We define Gᶜ to be the SimpleGraph V such that no two adjacent vertices in G are adjacent in the complement, and every nonadjacent pair of vertices is adjacent (still ensuring that vertices are not adjacent to themselves).

@[simp]

theorem SimpleGraph.compl_adj {V : Type u} (G : SimpleGraph V) (v w : V) : Gᶜ.Adj v w ↔ v ≠ w ∧ ¬G.Adj v w

instance SimpleGraph.sdiff {V : Type u} : SDiff (SimpleGraph V)

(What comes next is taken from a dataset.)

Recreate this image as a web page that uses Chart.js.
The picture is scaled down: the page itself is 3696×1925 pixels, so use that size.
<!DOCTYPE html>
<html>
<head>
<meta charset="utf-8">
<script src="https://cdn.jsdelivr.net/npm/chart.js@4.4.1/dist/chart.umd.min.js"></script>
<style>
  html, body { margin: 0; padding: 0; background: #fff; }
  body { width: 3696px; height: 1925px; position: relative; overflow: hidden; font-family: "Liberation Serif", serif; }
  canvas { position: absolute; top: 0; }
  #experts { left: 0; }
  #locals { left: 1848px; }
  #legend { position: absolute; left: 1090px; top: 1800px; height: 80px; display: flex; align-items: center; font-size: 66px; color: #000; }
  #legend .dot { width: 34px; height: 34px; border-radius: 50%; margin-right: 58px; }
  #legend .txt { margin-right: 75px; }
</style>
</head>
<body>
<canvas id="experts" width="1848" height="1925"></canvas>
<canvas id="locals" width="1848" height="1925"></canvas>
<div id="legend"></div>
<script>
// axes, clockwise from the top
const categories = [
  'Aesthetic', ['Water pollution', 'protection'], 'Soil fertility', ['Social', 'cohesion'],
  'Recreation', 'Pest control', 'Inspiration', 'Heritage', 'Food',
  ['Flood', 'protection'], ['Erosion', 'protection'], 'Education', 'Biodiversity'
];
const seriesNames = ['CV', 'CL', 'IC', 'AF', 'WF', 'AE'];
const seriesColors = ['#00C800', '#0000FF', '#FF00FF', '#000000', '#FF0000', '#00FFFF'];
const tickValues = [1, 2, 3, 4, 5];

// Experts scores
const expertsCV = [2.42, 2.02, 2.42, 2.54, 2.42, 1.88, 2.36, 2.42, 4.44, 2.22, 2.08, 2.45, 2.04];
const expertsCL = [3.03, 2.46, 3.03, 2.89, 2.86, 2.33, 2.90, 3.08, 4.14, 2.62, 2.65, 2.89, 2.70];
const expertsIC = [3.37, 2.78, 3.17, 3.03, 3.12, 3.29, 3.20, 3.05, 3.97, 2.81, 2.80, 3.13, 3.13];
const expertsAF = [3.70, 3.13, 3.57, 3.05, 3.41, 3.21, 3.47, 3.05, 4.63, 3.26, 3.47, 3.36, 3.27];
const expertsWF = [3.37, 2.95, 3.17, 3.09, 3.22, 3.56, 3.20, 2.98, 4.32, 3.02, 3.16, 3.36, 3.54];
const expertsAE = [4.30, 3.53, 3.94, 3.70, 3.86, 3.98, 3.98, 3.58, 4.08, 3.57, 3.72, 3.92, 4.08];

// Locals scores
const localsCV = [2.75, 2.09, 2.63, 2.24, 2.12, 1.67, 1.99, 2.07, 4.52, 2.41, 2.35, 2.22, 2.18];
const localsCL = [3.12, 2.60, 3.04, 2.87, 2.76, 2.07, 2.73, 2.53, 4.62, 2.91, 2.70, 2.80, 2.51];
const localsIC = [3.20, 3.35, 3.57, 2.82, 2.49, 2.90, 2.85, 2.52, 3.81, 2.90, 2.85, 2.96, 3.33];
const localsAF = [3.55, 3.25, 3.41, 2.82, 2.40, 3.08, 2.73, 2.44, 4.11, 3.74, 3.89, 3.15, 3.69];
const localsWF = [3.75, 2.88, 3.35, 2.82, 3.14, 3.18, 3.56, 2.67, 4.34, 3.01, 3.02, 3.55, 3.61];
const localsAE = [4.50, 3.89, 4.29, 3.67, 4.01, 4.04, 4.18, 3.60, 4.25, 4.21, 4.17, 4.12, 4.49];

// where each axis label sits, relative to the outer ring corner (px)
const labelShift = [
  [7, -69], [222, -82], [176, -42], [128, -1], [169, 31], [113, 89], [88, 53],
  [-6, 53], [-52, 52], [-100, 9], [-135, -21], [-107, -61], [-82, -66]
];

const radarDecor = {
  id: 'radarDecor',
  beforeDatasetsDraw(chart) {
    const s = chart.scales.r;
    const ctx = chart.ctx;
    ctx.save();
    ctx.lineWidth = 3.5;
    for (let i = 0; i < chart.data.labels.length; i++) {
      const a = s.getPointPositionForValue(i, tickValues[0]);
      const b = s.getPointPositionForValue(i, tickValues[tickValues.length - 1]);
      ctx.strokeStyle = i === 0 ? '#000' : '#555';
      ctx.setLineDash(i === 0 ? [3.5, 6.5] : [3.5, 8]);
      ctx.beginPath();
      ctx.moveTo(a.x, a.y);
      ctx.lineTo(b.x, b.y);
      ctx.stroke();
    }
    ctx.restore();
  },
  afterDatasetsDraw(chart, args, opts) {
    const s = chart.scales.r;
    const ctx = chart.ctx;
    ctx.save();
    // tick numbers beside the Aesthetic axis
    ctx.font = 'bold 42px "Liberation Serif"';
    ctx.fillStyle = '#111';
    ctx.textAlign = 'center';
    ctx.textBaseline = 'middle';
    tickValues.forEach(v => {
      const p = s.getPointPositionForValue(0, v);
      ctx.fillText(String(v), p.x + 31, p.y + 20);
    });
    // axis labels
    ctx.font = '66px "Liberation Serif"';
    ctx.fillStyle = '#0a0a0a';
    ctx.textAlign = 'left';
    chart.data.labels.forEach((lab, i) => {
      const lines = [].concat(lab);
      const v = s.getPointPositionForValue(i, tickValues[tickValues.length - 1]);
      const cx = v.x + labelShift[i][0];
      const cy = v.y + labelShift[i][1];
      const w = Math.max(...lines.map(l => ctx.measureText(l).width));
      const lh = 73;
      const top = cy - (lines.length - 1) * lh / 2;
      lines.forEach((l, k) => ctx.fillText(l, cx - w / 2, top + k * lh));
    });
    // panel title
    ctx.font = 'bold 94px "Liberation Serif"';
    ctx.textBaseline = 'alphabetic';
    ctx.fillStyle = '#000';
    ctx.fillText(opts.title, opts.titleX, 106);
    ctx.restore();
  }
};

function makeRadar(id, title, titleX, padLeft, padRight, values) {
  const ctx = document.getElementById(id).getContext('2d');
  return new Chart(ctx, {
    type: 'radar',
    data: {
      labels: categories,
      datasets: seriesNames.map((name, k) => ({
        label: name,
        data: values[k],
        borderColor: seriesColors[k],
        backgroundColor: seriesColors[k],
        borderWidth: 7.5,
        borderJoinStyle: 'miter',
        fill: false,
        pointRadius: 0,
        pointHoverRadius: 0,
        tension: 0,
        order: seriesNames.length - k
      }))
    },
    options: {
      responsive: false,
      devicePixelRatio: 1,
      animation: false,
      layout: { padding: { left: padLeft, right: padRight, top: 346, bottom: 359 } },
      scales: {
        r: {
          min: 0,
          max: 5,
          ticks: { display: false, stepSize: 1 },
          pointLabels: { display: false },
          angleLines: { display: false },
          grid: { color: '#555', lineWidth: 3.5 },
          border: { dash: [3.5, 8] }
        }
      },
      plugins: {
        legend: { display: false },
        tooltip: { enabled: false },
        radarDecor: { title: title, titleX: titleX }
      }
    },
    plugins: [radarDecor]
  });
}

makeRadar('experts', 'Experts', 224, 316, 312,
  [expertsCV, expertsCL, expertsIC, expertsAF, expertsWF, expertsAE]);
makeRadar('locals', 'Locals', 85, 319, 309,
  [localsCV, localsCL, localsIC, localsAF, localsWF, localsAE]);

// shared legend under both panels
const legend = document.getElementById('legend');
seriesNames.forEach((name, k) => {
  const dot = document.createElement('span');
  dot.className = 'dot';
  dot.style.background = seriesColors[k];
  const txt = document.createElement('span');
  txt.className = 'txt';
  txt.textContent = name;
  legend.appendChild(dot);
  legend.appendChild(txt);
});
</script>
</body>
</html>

The difference of two graphs x \ y has the edges of x with the edges of y removed.

@[simp]

theorem SimpleGraph.sdiff_adj {V : Type u} (x y : SimpleGraph V) (v w : V) : (x \ y).Adj v w ↔ x.Adj v w ∧ ¬y.Adj v w

instance SimpleGraph.supSet {V : Type u} : SupSet (SimpleGraph V)

instance SimpleGraph.infSet {V : Type u} : InfSet (SimpleGraph V)

@[simp]

theorem SimpleGraph.sSup_adj {V : Type u} {s : Set (SimpleGraph V)} {a b : V} : (sSup s).Adj a b ↔ ∃ G ∈ s, G.Adj a b

@[simp]

theorem SimpleGraph.sInf_adj {V : Type u} {a b : V} {s : Set (SimpleGraph V)} : (sInf s).Adj a b ↔ (∀ G ∈ s, G.Adj a b) ∧ a ≠ b

@[simp]

theorem SimpleGraph.iSup_adj {ι : Sort u_1} {V : Type u} {a b : V} {f : ι → SimpleGraph V} : (⨆ (i : ι), f i).Adj a b ↔ ∃ (i : ι), (f i).Adj a b

@[simp]

theorem SimpleGraph.iInf_adj {ι : Sort u_1} {V : Type u} {a b : V} {f : ι → SimpleGraph V} : (⨅ (i : ι), f i).Adj a b ↔ (∀ (i : ι), (f i).Adj a b) ∧ a ≠ b

theorem SimpleGraph.sInf_adj_of_nonempty {V : Type u} {a b : V} {s : Set (SimpleGraph V)} (hs : s.Nonempty) : (sInf s).Adj a b ↔ ∀ G ∈ s, G.Adj a b

theorem SimpleGraph.iInf_adj_of_nonempty {ι : Sort u_1} {V : Type u} {a b : V} [Nonempty ι] {f : ι → SimpleGraph V} : (⨅ (i : ι), f i).Adj a b ↔ ∀ (i : ι), (f i).Adj a b

instance SimpleGraph.instPartialOrder {V : Type u} : PartialOrder (SimpleGraph V)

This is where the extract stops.